Advent I, Year C
December 2, 2007
Scriptures: Isaiah 2:1-5, Ps. 122, Romans 13:11-14
Gospel: Matthew 24:36-44
Preacher: The Rev. Laura E. Gottardi-Littell
It’s Advent. And also the holiday season.
A time of hopes and fears.
A Christmas carol talks about the “hopes and fears of all the years”
Our personal hopes and fears often get stirred this time of year. Memories and longings surface around our own Christmases past, present, and future. And about the rest of our lives. At this time of year, we can experience the hopes and fears of all our years, the themes, the leitmotivs that run throughout our own individual lives, the hopes and fears we’ve always known.
This time of year is an intensifier. A microcosm.
It can be the best and worst of times. People are kinder, except when they’re stressed or depressed. Music is great, if you like non-stop Christmas carols. The snow is fun except when you have to shovel or drive in it. The traditions, decorations and lights are so wonderful, unless you’re grieving, ill or having a hard time for some other reason and then they just remind you of how you’re supposed to be happy and aren’t. It’s wonderful to be with family and friends, unless we’re tired from too much socializing and sad because some dynamics are difficult and don’t seem to change year to year.

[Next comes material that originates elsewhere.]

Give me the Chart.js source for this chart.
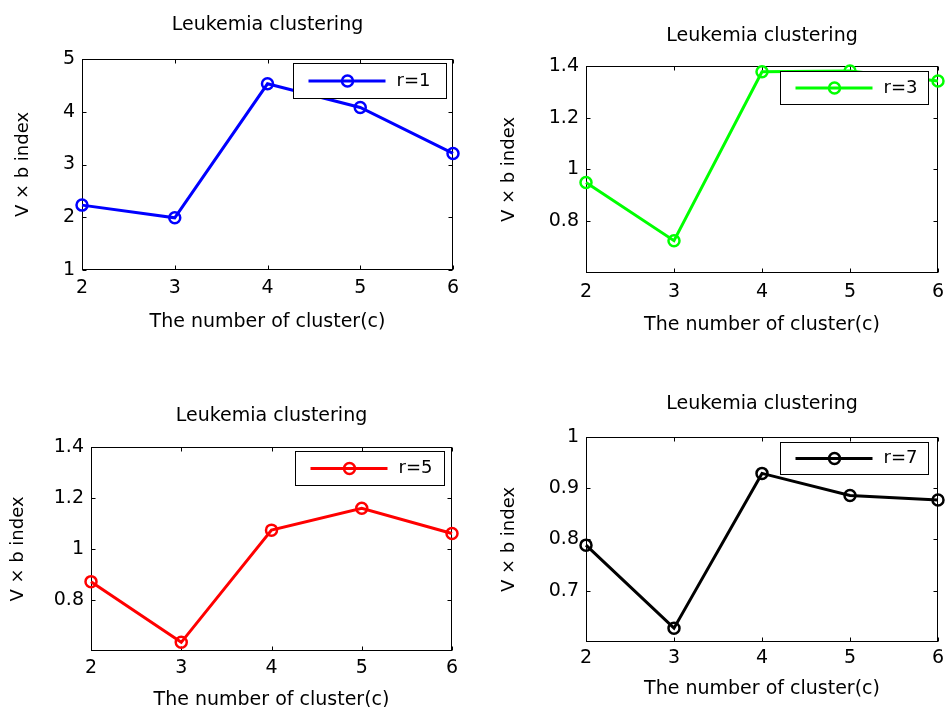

It can be a manic depressive time, a time of great highs and lows. High as we think of how happy we’ll be and we’ll make everyone: low when we sit down after the gift-giving is done, with a pile of stuff we don’t particularly want, and seeing in others’s faces that they too ended up with a pile of stuff they didn’t really want. High as we rush from church to store to home, from baking to decorating to wrapping to traveling, having a great time. Low when our natural energy levels run out, when loved ones are arguing, when despite all our efforts we can’t make it a perfect time. High when we experience the love, joy and peace that are real and can be heightened by the season. Low when we see the world is still the world, the war is still on, people are still dying, suffering, cheating, and lying…and where is Jesus anyway?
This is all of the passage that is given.